Beyond the state data, some experts are collecting anecdotal evidence from agencies such as food-assistance programs. The number of those getting food stamps has plunged by 33% since 1996, in tandem with the reduction of the welfare rolls. Yet last year--with the economy roaring by any other measure--visits to soup kitchens and food banks jumped by 18%, says the U.S. Conference of Mayors. That was the biggest rise since the last recession, in 1991. "If welfare reform is going to work, we have to make sure people can feed their families," says Deborah Leff, who heads America's Second Harvest, a hunger-relief organization.

Education and training are key ways to help those struggling to make it after welfare. While existing training programs hardly work miracles, studies show they can make a critical difference. Clarissa Vega, a 26-year-old single mother of three, just got a $10-an-hour job in customer service at the Pace Staffing Network, an employment-search outfit in Redmond, Wash. She says what got her hired was the training at a local community college she was required to take while on welfare in 1997. "I feel so proud of myself," Vega says.
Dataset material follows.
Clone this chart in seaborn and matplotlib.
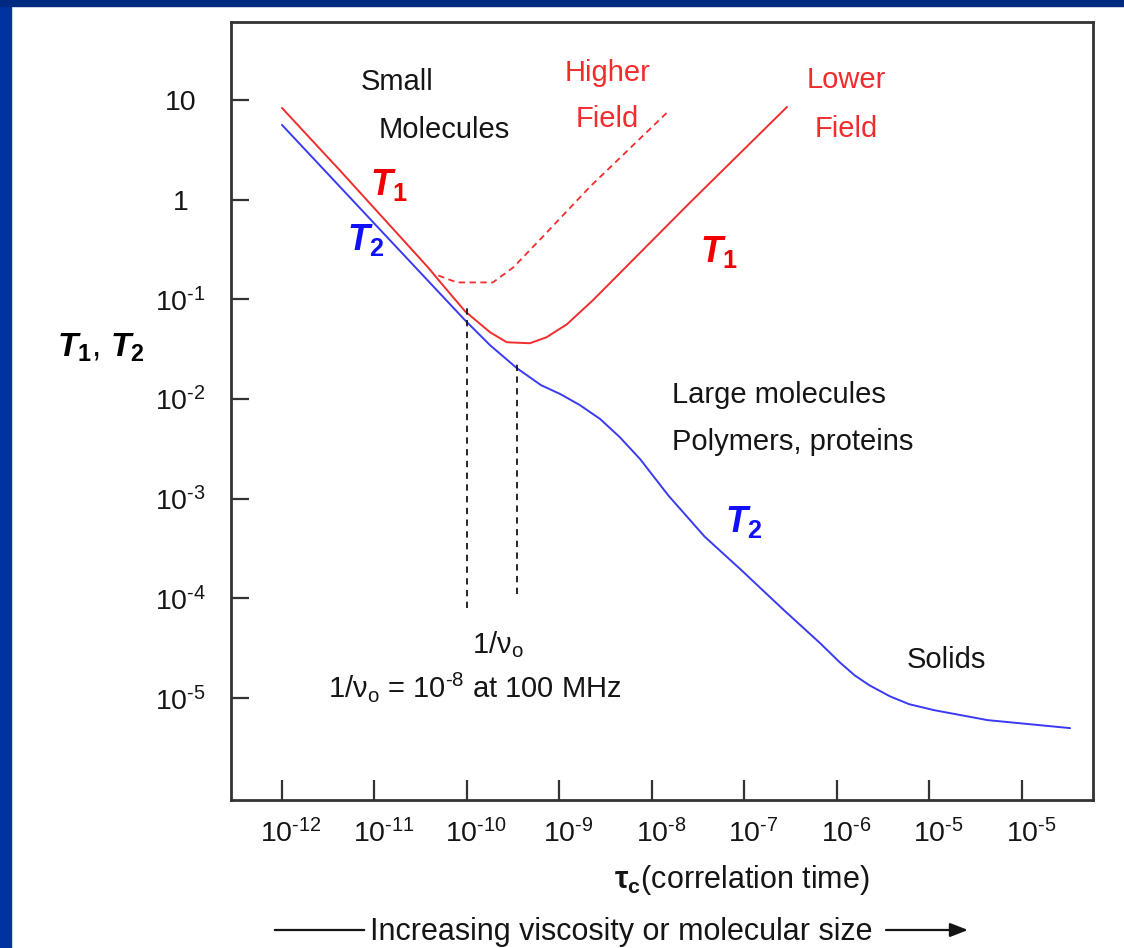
import numpy as np
import pandas as pd
import matplotlib
matplotlib.use("Agg")
import matplotlib.pyplot as plt
import matplotlib.transforms as mtrans
from matplotlib import font_manager
from matplotlib.patches import Rectangle
import seaborn as sns

sns.set_theme(style="white")

# pick a narrow sans if it is there, the slide text is tall and thin
names = {f.name for f in font_manager.fontManager.ttflist}
if "Liberation Sans Narrow" in names:
    fam = "Liberation Sans Narrow"
    fs, fs_tick, fs_T, fs_ylab = 25, 24, 31, 29
else:
    fam = "Liberation Sans"
    fs, fs_tick, fs_T, fs_ylab = 21, 20.5, 26, 24

plt.rcParams["font.family"] = [fam, "DejaVu Sans"]
plt.rcParams["mathtext.fontset"] = "custom"
plt.rcParams["mathtext.rm"] = fam
plt.rcParams["mathtext.sf"] = fam
plt.rcParams["mathtext.it"] = fam + ":italic"
plt.rcParams["mathtext.bf"] = fam + ":bold"
try:
    plt.rcParams["mathtext.bfit"] = fam + ":italic:bold"
except KeyError:
    pass

# ---- data (log10 values) ----
t2_tau = [-12.00, -10.94, -10.02, -9.75, -9.46, -9.20, -8.99, -8.78, -8.56, -8.35, -8.13,
          -7.82, -7.43, -7.04, -6.57, -6.18, -5.97, -5.81, -5.65, -5.43, -5.22, -4.95, -4.37, -3.48]
t2_val = [0.75, -0.30, -1.21, -1.46, -1.69, -1.86, -1.95, -2.06, -2.20, -2.38, -2.60,
          -2.97, -3.38, -3.71, -4.12, -4.45, -4.64, -4.77, -4.87, -4.98, -5.06, -5.12, -5.22, -5.30]

t1_low_tau = [-12.00, -11.37, -10.42, -10.24, -10.02, -9.75, -9.57, -9.32, -9.14,
              -8.92, -8.64, -7.59, -6.54]
t1_low_val = [0.92, 0.29, -0.68, -0.88, -1.12, -1.33, -1.43, -1.44, -1.38,
              -1.25, -1.01, -0.03, 0.93]

t1_high_tau = [-10.31, -10.11, -9.72, -9.50, -9.21, -8.67, -7.83]
t1_high_val = [-0.76, -0.83, -0.83, -0.68, -0.40, 0.13, 0.88]

# the two 1/nu_o markers
mark_tau = [-10.00, -9.46]
mark_top = [-1.06, -1.61]
mark_bot = [-4.10, -3.95]

hy = "\u2010"
xtick_exp = [-12, -11, -10, -9, -8, -7, -6, -5, -4]
xtick_lab = ["12", "11", "10", "9", "8", "7", "6", "5", "5"]
ytick_exp = [1, 0, -1, -2, -3, -4, -5]
ytick_lab = ["10", "1"] + ["$\\mathregular{10^{%s%d}}$" % (hy, k) for k in [1, 2, 3, 4, 5]]

t2 = pd.DataFrame({"tau": np.power(10.0, t2_tau), "T": np.power(10.0, t2_val)})
t1_low = pd.DataFrame({"tau": np.power(10.0, t1_low_tau), "T": np.power(10.0, t1_low_val)})
t1_high = pd.DataFrame({"tau": np.power(10.0, t1_high_tau), "T": np.power(10.0, t1_high_val)})

red = "#f22c2c"
blue = "#3a3af2"
dark = "#151515"

fig = plt.figure(figsize=(11.24, 9.48), dpi=100)
fig.patch.set_facecolor("white")
ax = fig.add_axes([231 / 1124, 1 - 800 / 948, 862 / 1124, 778 / 948])
ax.set_xscale("log")
ax.set_yscale("log")

sns.lineplot(data=t2, x="tau", y="T", ax=ax, color=blue, lw=1.4, estimator=None, sort=False)
sns.lineplot(data=t1_low, x="tau", y="T", ax=ax, color=red, lw=1.4, estimator=None, sort=False)
sns.lineplot(data=t1_high, x="tau", y="T", ax=ax, color=red, lw=1.3, estimator=None,
             sort=False, linestyle=(0, (3.5, 2.5)))
ax.vlines(np.power(10.0, mark_tau), np.power(10.0, mark_bot), np.power(10.0, mark_top),
          colors=dark, lw=1.3, linestyles=(0, (3.5, 3)))

ax.set_xlim(10 ** -12.551, 10 ** -3.232)
ax.set_ylim(10 ** -6.021, 10 ** 1.782)
ax.minorticks_off()
ax.set_xticks(np.power(10.0, xtick_exp))
ax.set_xticklabels(["$\\mathregular{10^{%s%s}}$" % (hy, s) for s in xtick_lab])
ax.set_yticks(np.power(10.0, ytick_exp))
ax.set_yticklabels(ytick_lab, ha="center")
ax.tick_params(axis="both", direction="in", width=1.6, color="#333333",
               labelsize=fs_tick, labelcolor=dark, left=True, bottom=True,
               top=False, right=False)
ax.tick_params(axis="y", length=13, pad=36.5)
ax.tick_params(axis="x", length=14.5, pad=14)
for sp in ax.spines.values():
    sp.set_visible(True)
    sp.set_linewidth(2)
    sp.set_color("#333333")

# the "10" of each x label sits on the tick, the exponent hangs to the right
shift = mtrans.ScaledTranslation(0.09, 0, fig.dpi_scale_trans)
for lab in ax.get_xticklabels():
    lab.set_transform(lab.get_transform() + shift)

def X(e):
    return 10 ** e

txt = dict(fontsize=fs, va="baseline")
ax.text(X(-10.757), X(1.100), "Small", color=dark, ha="center", **txt)
ax.text(X(-10.249), X(0.619), "Molecules", color=dark, ha="center", **txt)
ax.text(X(-8.476), X(1.191), "Higher", color=red, ha="center", **txt)
ax.text(X(-8.486), X(0.729), "Field", color=red, ha="center", **txt)
ax.text(X(-5.903), X(1.120), "Lower", color=red, ha="center", **txt)
ax.text(X(-5.903), X(0.629), "Field", color=red, ha="center", **txt)
ax.text(X(-7.784), X(-2.039), "Large molecules", color=dark, ha="left", **txt)
ax.text(X(-7.784), X(-2.511), "Polymers, proteins", color=dark, ha="left", **txt)
ax.text(X(-4.822), X(-4.697), "Solids", color=dark, ha="center", **txt)
ax.text(X(-9.665), X(-4.547), "1/ν$_{\\mathregular{o}}$", color=dark, ha="center", **txt)
ax.text(X(-9.914), X(-4.988),
        "1/ν$_{\\mathregular{o}}$ = 10$^{\\mathregular{%s8}}$ at 100 MHz" % hy,
        color=dark, ha="center", **txt)

tl = dict(fontsize=fs_T, va="baseline", ha="left")
ax.text(X(-11.049), X(0.047), "$\\mathbfit{T}_{\\mathbf{1}}$", color="#f00000", **tl)
ax.text(X(-11.297), X(-0.505), "$\\mathbfit{T}_{\\mathbf{2}}$", color="#1010ff", **tl)
ax.text(X(-7.481), X(-0.625), "$\\mathbfit{T}_{\\mathbf{1}}$", color="#f00000", **tl)
ax.text(X(-7.211), X(-3.333), "$\\mathbfit{T}_{\\mathbf{2}}$", color="#1010ff", **tl)

ax.set_ylabel("$\\mathbfit{T}_{\\mathbf{1}}$, $\\mathbfit{T}_{\\mathbf{2}}$",
              fontsize=fs_ylab, rotation=0, ha="left", va="baseline", color="black")
ax.yaxis.set_label_coords(-0.2019, 0.5694)
ax.set_xlabel("$\\mathbf{\\tau}_{\\mathbf{c}}$(correlation time)", fontsize=fs + 1,
              ha="center", va="baseline", color=dark)
ax.xaxis.set_label_coords(0.5928, -0.1131)

# bottom caption with its two arrows
fig.text(621 / 1124, 8 / 948, "Increasing viscosity or molecular size", fontsize=fs + 1,
         ha="center", va="baseline", color=dark)
ax.annotate("", xy=(367, 18), xytext=(272, 18), xycoords="figure pixels",
            textcoords="figure pixels", arrowprops=dict(arrowstyle="-", lw=1.6, color=dark))
ax.annotate("", xy=(968, 18), xytext=(886, 18), xycoords="figure pixels",
            textcoords="figure pixels",
            arrowprops=dict(arrowstyle="-|>,head_length=0.9,head_width=0.35", lw=1.6,
                            color=dark, shrinkA=0, shrinkB=0))

# slide frame
fig.patches.append(Rectangle((0, 0), 11 / 1124, 1, transform=fig.transFigure,
                             color="#0033a0", zorder=10))
fig.patches.append(Rectangle((0, 1 - 6 / 948), 1, 6 / 948, transform=fig.transFigure,
                             color="#002a7f", zorder=10))

fig.savefig("out.png", dpi=100, facecolor="white")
Vega was one of the lucky ones. Plenty of others on welfare want training but can't get it because the programs are underfunded. Florence Shorter, 45, who cares for four grandchildren and a great-grandchild, got a $7.48-an-hour part-time job at a shelter that helps women move out of homelessness. A Washington resident, Shorter is set to go full-time and hopes to be off welfare completely by Thanksgiving. But "to be an independent woman and not [need welfare]," she says she needs training to qualify for a better paying job.
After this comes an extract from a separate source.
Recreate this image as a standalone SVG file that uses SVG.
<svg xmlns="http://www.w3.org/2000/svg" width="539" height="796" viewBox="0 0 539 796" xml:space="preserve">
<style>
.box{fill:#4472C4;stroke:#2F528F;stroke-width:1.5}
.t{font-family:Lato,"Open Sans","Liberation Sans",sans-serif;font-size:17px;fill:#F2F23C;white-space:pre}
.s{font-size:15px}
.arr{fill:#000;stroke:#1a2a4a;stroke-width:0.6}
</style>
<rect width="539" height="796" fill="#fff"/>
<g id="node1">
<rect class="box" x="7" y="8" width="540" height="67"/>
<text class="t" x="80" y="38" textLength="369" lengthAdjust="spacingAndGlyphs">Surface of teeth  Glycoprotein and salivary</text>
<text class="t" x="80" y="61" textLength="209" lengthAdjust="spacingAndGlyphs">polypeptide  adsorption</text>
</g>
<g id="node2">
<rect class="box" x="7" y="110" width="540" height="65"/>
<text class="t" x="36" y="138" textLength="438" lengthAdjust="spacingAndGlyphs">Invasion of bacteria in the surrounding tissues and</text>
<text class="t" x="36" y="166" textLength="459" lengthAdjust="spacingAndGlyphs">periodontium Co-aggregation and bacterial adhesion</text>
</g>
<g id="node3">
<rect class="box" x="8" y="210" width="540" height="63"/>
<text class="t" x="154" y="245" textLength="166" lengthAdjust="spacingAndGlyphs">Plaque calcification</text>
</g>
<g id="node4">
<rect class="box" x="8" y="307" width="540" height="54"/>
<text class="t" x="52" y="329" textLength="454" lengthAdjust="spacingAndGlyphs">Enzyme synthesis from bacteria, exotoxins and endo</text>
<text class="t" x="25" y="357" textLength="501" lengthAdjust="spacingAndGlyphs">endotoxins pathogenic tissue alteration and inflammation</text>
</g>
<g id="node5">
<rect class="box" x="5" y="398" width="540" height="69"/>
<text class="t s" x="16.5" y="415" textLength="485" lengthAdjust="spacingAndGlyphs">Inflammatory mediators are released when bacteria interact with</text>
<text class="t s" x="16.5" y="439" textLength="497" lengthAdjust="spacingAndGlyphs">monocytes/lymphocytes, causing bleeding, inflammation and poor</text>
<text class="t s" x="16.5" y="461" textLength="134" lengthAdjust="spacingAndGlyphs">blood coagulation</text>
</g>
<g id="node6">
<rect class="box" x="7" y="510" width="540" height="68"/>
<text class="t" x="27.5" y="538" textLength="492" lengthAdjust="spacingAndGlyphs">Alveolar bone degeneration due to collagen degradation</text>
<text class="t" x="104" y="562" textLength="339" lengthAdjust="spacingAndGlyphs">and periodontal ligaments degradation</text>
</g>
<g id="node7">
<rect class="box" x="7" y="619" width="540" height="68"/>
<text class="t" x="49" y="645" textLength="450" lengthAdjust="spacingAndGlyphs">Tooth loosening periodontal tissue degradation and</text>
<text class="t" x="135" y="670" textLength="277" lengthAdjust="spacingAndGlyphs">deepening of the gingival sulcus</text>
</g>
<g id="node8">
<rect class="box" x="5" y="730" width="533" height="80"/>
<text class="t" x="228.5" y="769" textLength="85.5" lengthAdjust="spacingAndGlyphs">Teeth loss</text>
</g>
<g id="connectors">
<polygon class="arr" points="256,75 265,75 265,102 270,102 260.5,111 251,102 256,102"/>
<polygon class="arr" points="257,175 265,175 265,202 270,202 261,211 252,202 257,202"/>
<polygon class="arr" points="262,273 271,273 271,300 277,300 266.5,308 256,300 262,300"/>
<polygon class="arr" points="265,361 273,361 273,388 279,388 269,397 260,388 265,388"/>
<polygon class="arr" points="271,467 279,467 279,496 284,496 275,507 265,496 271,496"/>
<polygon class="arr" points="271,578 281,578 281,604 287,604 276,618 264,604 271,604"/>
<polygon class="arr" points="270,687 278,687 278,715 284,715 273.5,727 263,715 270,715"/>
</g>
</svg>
Some experts aren't yet convinced by all the new studies. GOP Haskins, for one, cites an unpublished Office of Management & Budget paper suggesting that most former welfare mothers do better in the work world. Still, even if he's right, making welfare work is likely to get even more difficult. Since those left on the rolls are more disadvantaged than those who have already made the leap, their incomes are sure to fall without a helping hand. With jobs plentiful and government coffers full, now is the ideal time to make sure that welfare reform lives up to its promise.